● Goal:
Pictures do not belong in your copy. Repeat all the other data exactly.

● Data provided:
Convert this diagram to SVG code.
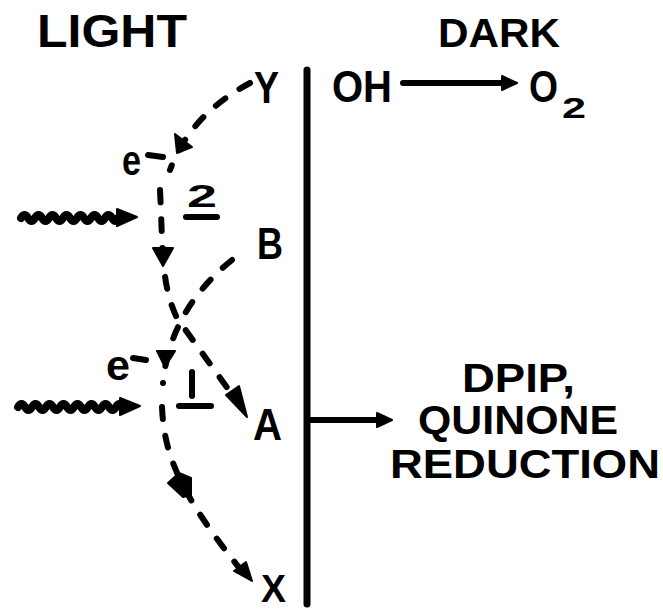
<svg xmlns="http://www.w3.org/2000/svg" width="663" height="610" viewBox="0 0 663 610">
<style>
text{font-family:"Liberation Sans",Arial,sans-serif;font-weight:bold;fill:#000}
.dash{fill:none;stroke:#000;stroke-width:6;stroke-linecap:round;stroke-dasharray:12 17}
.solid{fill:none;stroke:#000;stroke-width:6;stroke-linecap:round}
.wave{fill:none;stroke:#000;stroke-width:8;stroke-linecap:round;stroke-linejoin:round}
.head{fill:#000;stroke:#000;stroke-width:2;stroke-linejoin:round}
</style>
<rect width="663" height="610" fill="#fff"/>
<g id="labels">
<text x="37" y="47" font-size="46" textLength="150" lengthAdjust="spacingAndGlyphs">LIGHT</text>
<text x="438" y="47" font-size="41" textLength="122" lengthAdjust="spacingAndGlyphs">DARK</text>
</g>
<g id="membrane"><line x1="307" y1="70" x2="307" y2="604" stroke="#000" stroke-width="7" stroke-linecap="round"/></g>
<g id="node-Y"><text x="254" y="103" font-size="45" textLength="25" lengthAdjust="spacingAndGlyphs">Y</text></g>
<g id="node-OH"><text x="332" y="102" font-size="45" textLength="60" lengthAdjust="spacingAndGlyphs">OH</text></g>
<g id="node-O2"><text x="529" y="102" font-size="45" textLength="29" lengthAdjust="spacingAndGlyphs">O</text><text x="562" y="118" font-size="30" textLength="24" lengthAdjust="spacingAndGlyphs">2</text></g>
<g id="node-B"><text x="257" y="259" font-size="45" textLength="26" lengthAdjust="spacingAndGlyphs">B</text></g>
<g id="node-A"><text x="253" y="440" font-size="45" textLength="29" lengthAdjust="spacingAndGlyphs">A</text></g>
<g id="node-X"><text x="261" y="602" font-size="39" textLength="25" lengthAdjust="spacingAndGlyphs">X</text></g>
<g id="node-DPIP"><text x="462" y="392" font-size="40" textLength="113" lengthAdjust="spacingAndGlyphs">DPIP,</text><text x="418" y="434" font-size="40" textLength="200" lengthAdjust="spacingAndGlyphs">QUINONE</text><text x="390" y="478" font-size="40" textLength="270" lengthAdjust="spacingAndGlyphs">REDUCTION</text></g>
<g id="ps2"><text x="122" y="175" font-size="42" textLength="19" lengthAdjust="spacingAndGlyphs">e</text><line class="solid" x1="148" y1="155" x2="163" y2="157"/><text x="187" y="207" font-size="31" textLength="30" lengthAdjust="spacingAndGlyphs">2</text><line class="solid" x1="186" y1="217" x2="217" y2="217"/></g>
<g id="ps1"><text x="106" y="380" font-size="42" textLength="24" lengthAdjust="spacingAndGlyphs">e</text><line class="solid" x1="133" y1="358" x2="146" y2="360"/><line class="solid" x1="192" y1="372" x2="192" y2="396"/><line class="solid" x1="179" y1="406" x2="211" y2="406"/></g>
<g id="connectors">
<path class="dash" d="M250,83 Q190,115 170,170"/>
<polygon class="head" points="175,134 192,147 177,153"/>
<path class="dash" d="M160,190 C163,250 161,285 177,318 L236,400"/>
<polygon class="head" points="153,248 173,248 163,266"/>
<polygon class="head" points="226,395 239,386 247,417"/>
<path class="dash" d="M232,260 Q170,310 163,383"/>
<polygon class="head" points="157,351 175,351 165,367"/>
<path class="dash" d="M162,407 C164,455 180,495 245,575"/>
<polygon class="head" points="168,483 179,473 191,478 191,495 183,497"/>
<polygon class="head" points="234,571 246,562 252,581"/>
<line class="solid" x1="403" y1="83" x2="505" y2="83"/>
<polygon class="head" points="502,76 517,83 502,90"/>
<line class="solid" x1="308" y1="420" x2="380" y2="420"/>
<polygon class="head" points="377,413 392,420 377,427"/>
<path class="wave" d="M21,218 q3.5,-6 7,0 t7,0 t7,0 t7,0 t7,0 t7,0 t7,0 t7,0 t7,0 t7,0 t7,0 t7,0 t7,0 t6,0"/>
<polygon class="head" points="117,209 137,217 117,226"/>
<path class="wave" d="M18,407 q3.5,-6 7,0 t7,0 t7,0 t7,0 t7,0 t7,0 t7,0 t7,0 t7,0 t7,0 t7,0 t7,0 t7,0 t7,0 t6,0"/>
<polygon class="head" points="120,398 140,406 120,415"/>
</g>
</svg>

● Result of this exercise:
Convert this diagram to SVG code.
<svg xmlns="http://www.w3.org/2000/svg" width="663" height="610" viewBox="0 0 663 610">
<style>
text{font-family:"Liberation Sans",Arial,sans-serif;font-weight:bold;fill:#000}
.dash{fill:none;stroke:#000;stroke-width:6;stroke-linecap:round;stroke-dasharray:12 17}
.solid{fill:none;stroke:#000;stroke-width:6;stroke-linecap:round}
.wave{fill:none;stroke:#000;stroke-width:8;stroke-linecap:round;stroke-linejoin:round}
.head{fill:#000;stroke:#000;stroke-width:2;stroke-linejoin:round}
</style>
<rect width="663" height="610" fill="#fff"/>
<g id="labels">
<text x="37" y="47" font-size="46" textLength="150" lengthAdjust="spacingAndGlyphs">LIGHT</text>
<text x="438" y="47" font-size="41" textLength="122" lengthAdjust="spacingAndGlyphs">DARK</text>
</g>
<g id="membrane"><line x1="307" y1="70" x2="307" y2="604" stroke="#000" stroke-width="7" stroke-linecap="round"/></g>
<g id="node-Y"><text x="254" y="103" font-size="45" textLength="25" lengthAdjust="spacingAndGlyphs">Y</text></g>
<g id="node-OH"><text x="332" y="102" font-size="45" textLength="60" lengthAdjust="spacingAndGlyphs">OH</text></g>
<g id="node-O2"><text x="529" y="102" font-size="45" textLength="29" lengthAdjust="spacingAndGlyphs">O</text><text x="562" y="118" font-size="30" textLength="24" lengthAdjust="spacingAndGlyphs">2</text></g>
<g id="node-B"><text x="257" y="259" font-size="45" textLength="26" lengthAdjust="spacingAndGlyphs">B</text></g>
<g id="node-A"><text x="253" y="440" font-size="45" textLength="29" lengthAdjust="spacingAndGlyphs">A</text></g>
<g id="node-X"><text x="261" y="602" font-size="39" textLength="25" lengthAdjust="spacingAndGlyphs">X</text></g>
<g id="node-DPIP"><text x="462" y="392" font-size="40" textLength="113" lengthAdjust="spacingAndGlyphs">DPIP,</text><text x="418" y="434" font-size="40" textLength="200" lengthAdjust="spacingAndGlyphs">QUINONE</text><text x="390" y="478" font-size="40" textLength="270" lengthAdjust="spacingAndGlyphs">REDUCTION</text></g>
<g id="ps2"><text x="122" y="175" font-size="42" textLength="19" lengthAdjust="spacingAndGlyphs">e</text><line class="solid" x1="148" y1="155" x2="163" y2="157"/><text x="187" y="207" font-size="31" textLength="30" lengthAdjust="spacingAndGlyphs">2</text><line class="solid" x1="186" y1="217" x2="217" y2="217"/></g>
<g id="ps1"><text x="106" y="380" font-size="42" textLength="24" lengthAdjust="spacingAndGlyphs">e</text><line class="solid" x1="133" y1="358" x2="146" y2="360"/><line class="solid" x1="192" y1="372" x2="192" y2="396"/><line class="solid" x1="179" y1="406" x2="211" y2="406"/></g>
<g id="connectors">
<path class="dash" d="M250,83 Q190,115 170,170"/>
<polygon class="head" points="175,134 192,147 177,153"/>
<path class="dash" d="M160,190 C163,250 161,285 177,318 L236,400"/>
<polygon class="head" points="153,248 173,248 163,266"/>
<polygon class="head" points="226,395 239,386 247,417"/>
<path class="dash" d="M232,260 Q170,310 163,383"/>
<polygon class="head" points="157,351 175,351 165,367"/>
<path class="dash" d="M162,407 C164,455 180,495 245,575"/>
<polygon class="head" points="168,483 179,473 191,478 191,495 183,497"/>
<polygon class="head" points="234,571 246,562 252,581"/>
<line class="solid" x1="403" y1="83" x2="505" y2="83"/>
<polygon class="head" points="502,76 517,83 502,90"/>
<line class="solid" x1="308" y1="420" x2="380" y2="420"/>
<polygon class="head" points="377,413 392,420 377,427"/>
<path class="wave" d="M21,218 q3.5,-6 7,0 t7,0 t7,0 t7,0 t7,0 t7,0 t7,0 t7,0 t7,0 t7,0 t7,0 t7,0 t7,0 t6,0"/>
<polygon class="head" points="117,209 137,217 117,226"/>
<path class="wave" d="M18,407 q3.5,-6 7,0 t7,0 t7,0 t7,0 t7,0 t7,0 t7,0 t7,0 t7,0 t7,0 t7,0 t7,0 t7,0 t7,0 t6,0"/>
<polygon class="head" points="120,398 140,406 120,415"/>
</g>
</svg>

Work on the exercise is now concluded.